[Material]
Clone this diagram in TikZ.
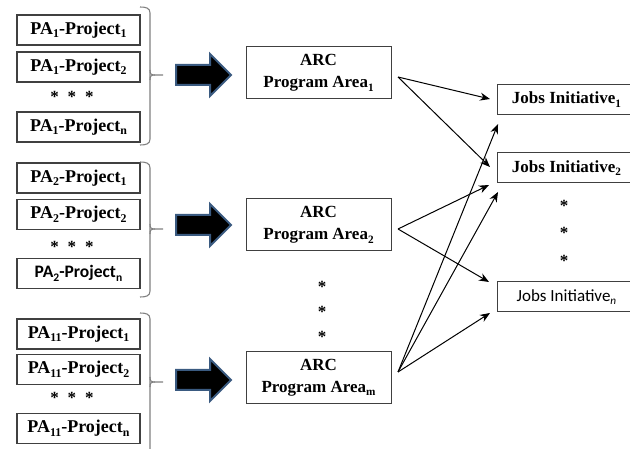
\documentclass[tikz,border=0pt]{standalone}
\usepackage{fontspec}
\usepackage{graphicx}
\setmainfont{Liberation Serif}
\newfontfamily\carlito{Carlito}
\usetikzlibrary{arrows.meta}

\definecolor{boxline}{HTML}{404040}
\definecolor{braceline}{HTML}{808080}
\definecolor{arrowrim}{HTML}{3A5A80}

% lowered, smaller index as in "Project_1"
\newcommand\dn[1]{\raisebox{-0.2em}{\scalebox{0.66}{#1}}}

% right curly brace: top, tip, bottom (y values)
\newcommand\bracepath[3]{%
  \draw[brace] (140,#1) .. controls (146,#1) and (150,#1+1) .. (150,#1+6)
     -- (150,#3-6) .. controls (150,#3-1) and (146,#3) .. (140,#3);
  \draw[brace] (150,#2-5) .. controls (150,#2-1) and (151,#2) .. (155,#2) -- (163,#2);
  \draw[brace] (150,#2+5) .. controls (150,#2+1) and (151,#2) .. (155,#2);
}

% thick block arrow centred on y
\newcommand\blockarrow[1]{%
  \draw[bigarrow] (176,#1-10) -- (210,#1-10) -- (210,#1-21) -- (231,#1)
     -- (210,#1+21) -- (210,#1+10) -- (176,#1+10) -- cycle;
}

\tikzset{
  pabox/.style={draw=boxline, line width=1.2pt, minimum width=123pt,
    minimum height=30pt, inner sep=0pt,
    font=\fontsize{18}{22}\selectfont\bfseries},
  pasans/.style={pabox, font=\carlito\fontsize{17.5}{22}\selectfont\bfseries},
  arcbox/.style={draw=boxline, line width=1pt, minimum width=145pt,
    minimum height=52pt, inner sep=0pt, align=center,
    font=\fontsize{17}{22}\selectfont\bfseries},
  jobbox/.style={draw=boxline, line width=1pt, minimum width=138pt,
    minimum height=30pt, inner sep=0pt, anchor=west,
    font=\fontsize{17}{20}\selectfont\bfseries},
  jobsans/.style={jobbox, font=\carlito\fontsize{17}{20}\selectfont},
  starrow/.style={inner sep=0pt, font=\fontsize{17}{20}\selectfont\bfseries},
  starcol/.style={inner sep=0pt, align=center,
    font=\fontsize{17}{#1}\selectfont\bfseries},
  brace/.style={draw=braceline, line width=1.1pt},
  bigarrow/.style={fill=black, draw=arrowrim, line width=2pt, line join=miter},
  link/.style={draw=black, line width=1pt, -{Stealth[length=10pt,width=8pt]}}
}

\begin{document}
\begin{tikzpicture}[x=1pt,y=-1pt]
\useasboundingbox (0,0) rectangle (630,449);
\clip (0,0) rectangle (630,449);

% ---- project groups ----
\node[pabox] (p11) at (78.5,30)  {PA\dn{1}-Project\dn{1}};
\node[pabox] (p12) at (78.5,67)  {PA\dn{1}-Project\dn{2}};
\node[starrow] (s1) at (72,97) {*\hspace{9pt}*\hspace{9pt}*};
\node[pabox] (p1n) at (78.5,127) {PA\dn{1}-Project\dn{n}};
\bracepath{7}{75}{145}

\node[pabox] (p21) at (78.5,178)   {PA\dn{2}-Project\dn{1}};
\node[pabox] (p22) at (78.5,214.5) {PA\dn{2}-Project\dn{2}};
\node[starrow] (s2) at (72,247) {*\hspace{9pt}*\hspace{9pt}*};
\node[pasans] (p2n) at (78.5,273.5) {PA\dn{2}-Project\dn{n}};
\bracepath{162}{229}{297}

\node[pabox] (p31) at (78.5,334)   {PA\dn{11}-Project\dn{1}};
\node[pabox] (p32) at (78.5,369.5) {PA\dn{11}-Project\dn{2}};
\node[starrow] (s3) at (72,398) {*\hspace{9pt}*\hspace{9pt}*};
\node[pabox] (p3n) at (78.5,428.5) {PA\dn{11}-Project\dn{n}};
\bracepath{313}{382}{480}

% ---- block arrows ----
\blockarrow{75}
\blockarrow{225}
\blockarrow{380}

% ---- program areas ----
\node[arcbox] (a1) at (318.5,73)    {ARC\\Program Area\dn{1}};
\node[arcbox] (a2) at (318.5,225)   {ARC\\Program Area\dn{2}};
\node[starcol=25] (sa) at (322,312) {*\\*\\*};
\node[arcbox] (am) at (318.5,377.5) {ARC\\Program Area\dn{m}};

% ---- jobs initiatives ----
\node[jobbox] (j1) at (497,99.5) {Jobs Initiative\dn{1}};
\node[jobbox] (j2) at (497,168)  {Jobs Initiative\dn{2}};
\node[starcol=27.5] (sj) at (564,233) {*\\*\\*};
\node[jobsans] (jn) at (497,297) {Jobs Initiative\dn{\itshape n}};

% ---- connector ends ----
\coordinate (o1) at (398,77);
\coordinate (o2) at (398,229);
\coordinate (om) at (398,372);
\coordinate (t1a) at (490,99);
\coordinate (t1b) at (498,124);
\coordinate (t2a) at (490,167);
\coordinate (t2b) at (489,185);
\coordinate (t2c) at (498,192);
\coordinate (tna) at (489,282);
\coordinate (tnb) at (490,313);

\draw[link] (o1) -- (t1a);
\draw[link] (o1) -- (t2a);
\draw[link] (o2) -- (t2b);
\draw[link] (o2) -- (tna);
\draw[link] (om) -- (t1b);
\draw[link] (om) -- (t2c);
\draw[link] (om) -- (tnb);
\end{tikzpicture}
\end{document}
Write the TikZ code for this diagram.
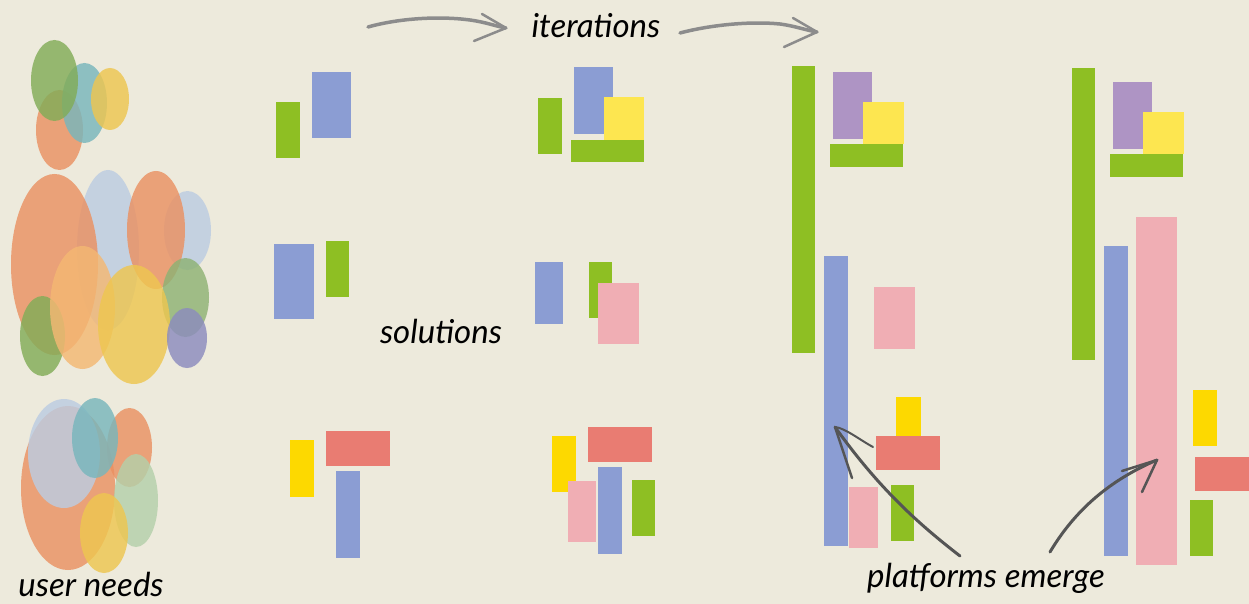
\documentclass[tikz,border=0pt]{standalone}
\usepackage{fontspec}
\setmainfont{Lato}
\usetikzlibrary{shapes.geometric,fit}
\definecolor{bg}{RGB}{237,234,220}
\definecolor{cgreen}{RGB}{142,191,35}
\definecolor{cblue}{RGB}{139,157,211}
\definecolor{cyel}{RGB}{253,230,80}
\definecolor{cgold}{RGB}{253,217,0}
\definecolor{cred}{RGB}{233,124,114}
\definecolor{cpink}{RGB}{240,174,180}
\definecolor{cpurp}{RGB}{174,148,196}
\definecolor{eorange}{RGB}{234,145,98}
\definecolor{egreen}{RGB}{130,172,88}
\definecolor{eteal}{RGB}{120,182,188}
\definecolor{eyel}{RGB}{238,198,80}
\definecolor{eblue}{RGB}{188,204,226}
\definecolor{epeach}{RGB}{244,184,115}
\definecolor{epurp}{RGB}{140,140,190}
\definecolor{esage}{RGB}{180,208,170}
\definecolor{arrowgrey}{RGB}{140,140,140}
\definecolor{arrowdark}{RGB}{85,85,85}
\tikzset{
  blk/.style={inner sep=0pt, outer sep=0pt, draw=none},
  blob/.style={ellipse, inner sep=0pt, draw=none, fill opacity=0.82},
  lbl/.style={font=\fontsize{33}{37}\selectfont\itshape, text=black, inner sep=0pt},
  sketch/.style={line width=3.5pt, line cap=round, line join=round, draw=arrowgrey},
  sketchdark/.style={line width=3pt, line cap=round, line join=round, draw=arrowdark},
}
\begin{document}
\begin{tikzpicture}[x=1pt,y=-1pt]
\path[use as bounding box, fill=bg] (0,0) rectangle (1249,604);

% ---- user needs ellipses: top group
\node[blob, fill=eorange, minimum width=47, minimum height=80] (e1) at (59.5,130) {};
\node[blob, fill=eteal, minimum width=45, minimum height=80] (e2) at (84.5,103) {};
\node[blob, fill=egreen, minimum width=47, minimum height=81] (e3) at (54.5,80.5) {};
\node[blob, fill=eyel, minimum width=38, minimum height=62] (e4) at (110,99) {};

% ---- middle group
\node[blob, fill=eblue, minimum width=62, minimum height=160] (m1) at (108,250) {};
\node[blob, fill=eblue, minimum width=47, minimum height=79] (m2) at (187.5,230.5) {};
\node[blob, fill=eorange, minimum width=87, minimum height=181] (m3) at (54.5,264.5) {};
\node[blob, fill=eorange, minimum width=58, minimum height=118] (m4) at (156,230) {};
\node[blob, fill=egreen, minimum width=45, minimum height=80] (m5) at (42.5,336) {};
\node[blob, fill=epeach, minimum width=65, minimum height=123] (m6) at (82.5,307.5) {};
\node[blob, fill=egreen!80!eblue, minimum width=47, minimum height=79] (m7) at (185.5,297.5) {};
\node[blob, fill=eyel, minimum width=72, minimum height=119] (m8) at (134,324.5) {};
\node[blob, fill=epurp, minimum width=40, minimum height=60] (m9) at (187,338) {};

% ---- bottom group
\node[blob, fill=eorange, minimum width=94, minimum height=164] (b1) at (68,488) {};
\node[blob, fill=eorange, minimum width=45, minimum height=79] (b2) at (129.5,447.5) {};
\node[blob, fill=eblue, minimum width=72, minimum height=109] (b3) at (64,453.5) {};
\node[blob, fill=eteal, minimum width=46, minimum height=80] (b4) at (95,438) {};
\node[blob, fill=esage, minimum width=44, minimum height=93] (b5) at (136,500.5) {};
\node[blob, fill=eyel, minimum width=48, minimum height=80] (b6) at (104,533) {};

\node[lbl] (userneeds) at (91,584) {user needs};

% ---- iteration 1
\node[blk, fill=cgreen, fit={(276,102)(300,158)}] (a1) {};
\node[blk, fill=cblue, fit={(312,72)(351,138)}] (a2) {};
\node[blk, fill=cblue, fit={(274,244)(314,319)}] (a3) {};
\node[blk, fill=cgreen, fit={(326,241)(349,297)}] (a4) {};
\node[blk, fill=cgold, fit={(290,440)(314,497)}] (a5) {};
\node[blk, fill=cred, fit={(326,431)(390,466)}] (a6) {};
\node[blk, fill=cblue, fit={(336,471)(360,558)}] (a7) {};

\node[lbl] (solutions) at (441,331) {solutions};

% ---- iteration 2
\node[blk, fill=cgreen, fit={(538,98)(562,154)}] (c1) {};
\node[blk, fill=cblue, fit={(574,67)(613,134)}] (c2) {};
\node[blk, fill=cyel, fit={(604,97)(644,140)}] (c3) {};
\node[blk, fill=cgreen, fit={(571,140)(644,162)}] (c4) {};
\node[blk, fill=cblue, fit={(535,262)(563,324)}] (c5) {};
\node[blk, fill=cgreen, fit={(589,262)(612,318)}] (c6) {};
\node[blk, fill=cpink, fit={(598,283)(639,344)}] (c7) {};
\node[blk, fill=cgold, fit={(552,436)(576,492)}] (c8) {};
\node[blk, fill=cred, fit={(588,427)(652,462)}] (c9) {};
\node[blk, fill=cpink, fit={(568,481)(596,542)}] (c10) {};
\node[blk, fill=cblue, fit={(598,467)(622,554)}] (c11) {};
\node[blk, fill=cgreen, fit={(632,480)(655,536)}] (c12) {};

% ---- iteration 3
\node[blk, fill=cgreen, fit={(792,66)(815,353)}] (d1) {};
\node[blk, fill=cpurp, fit={(833,72)(872,139)}] (d2) {};
\node[blk, fill=cyel, fit={(863,102)(904,144)}] (d3) {};
\node[blk, fill=cgreen, fit={(830,144)(903,167)}] (d4) {};
\node[blk, fill=cblue, fit={(824,256)(848,546)}] (d5) {};
\node[blk, fill=cpink, fit={(874,287)(915,349)}] (d6) {};
\node[blk, fill=cgold, fit={(896,397)(921,436)}] (d7) {};
\node[blk, fill=cred, fit={(876,436)(940,470)}] (d8) {};
\node[blk, fill=cpink, fit={(849,487)(878,548)}] (d9) {};
\node[blk, fill=cgreen, fit={(891,485)(914,541)}] (d10) {};

% ---- iteration 4
\node[blk, fill=cgreen, fit={(1072,68)(1095,360)}] (f1) {};
\node[blk, fill=cpurp, fit={(1113,82)(1152,149)}] (f2) {};
\node[blk, fill=cyel, fit={(1143,112)(1184,154)}] (f3) {};
\node[blk, fill=cgreen, fit={(1110,154)(1183,177)}] (f4) {};
\node[blk, fill=cblue, fit={(1104,246)(1128,556)}] (f5) {};
\node[blk, fill=cpink, fit={(1136,217)(1177,565)}] (f6) {};
\node[blk, fill=cgold, fit={(1193,390)(1217,446)}] (f7) {};
\node[blk, fill=cred, fit={(1195,457)(1249,491)}] (f8) {};
\node[blk, fill=cgreen, fit={(1190,500)(1213,556)}] (f9) {};

% ---- iterations label and arrows
\node[lbl] (iter) at (596,26) {iterations};
\coordinate (i1s) at (368,27);
\coordinate (i1t) at (506,28);
\coordinate (i2s) at (680,33);
\coordinate (i2t) at (817,32);
\draw[sketch] (i1s) .. controls (400,18) and (440,16) .. (470,20) .. controls (485,22) and (495,26) .. (i1t);
\draw[sketch, line width=2.5pt] (482,14) -- (i1t) -- (474,41);
\draw[sketch] (i2s) .. controls (710,25) and (750,21) .. (780,24) .. controls (795,26) and (805,30) .. (i2t);
\draw[sketch, line width=2.5pt] (793,18) -- (i2t) -- (784,47);

% ---- platforms emerge label and arrows
\node[lbl] (platforms) at (986,578) {platforms emerge};
\coordinate (p1s) at (960,556);
\coordinate (p1t) at (835,427);
\coordinate (p2s) at (1050,552);
\coordinate (p2t) at (1157,460);
\draw[sketchdark] (p1s) .. controls (920,525) and (880,490) .. (p1t);
\draw[sketchdark, line width=2pt] (p1t) .. controls (845,428) and (860,440) .. (873,447);
\draw[sketchdark, line width=2.5pt] (p1t) -- (852,478);
\draw[sketchdark] (p2s) .. controls (1075,510) and (1110,480) .. (p2t);
\draw[sketchdark, line width=2.5pt] (1122,471) -- (p2t) -- (1142,492);
\end{tikzpicture}
\end{document}
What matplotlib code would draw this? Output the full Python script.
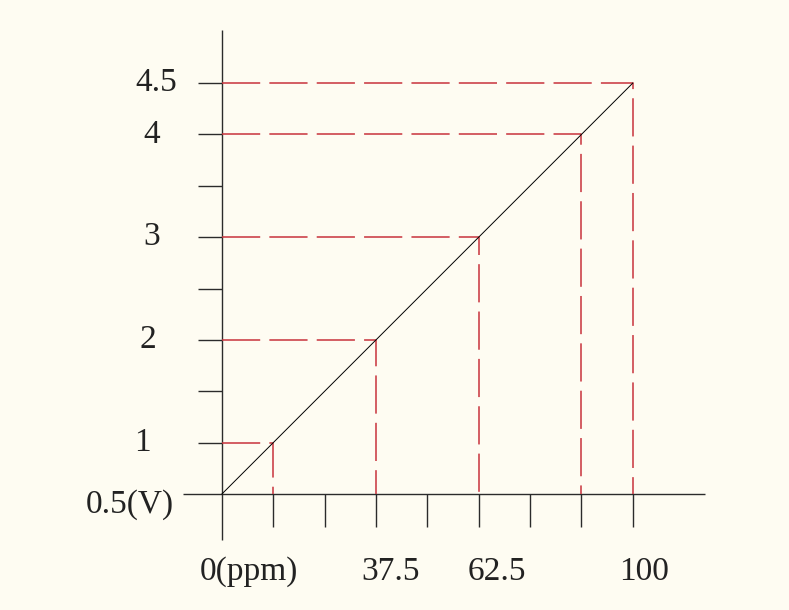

[Goal]
Lines that include the word "this" are to be extracted from the data above.

[Task output]
Clone this diagram in TikZ.
Write the TikZ code for this diagram.
What matplotlib code would draw this? Output the full Python script.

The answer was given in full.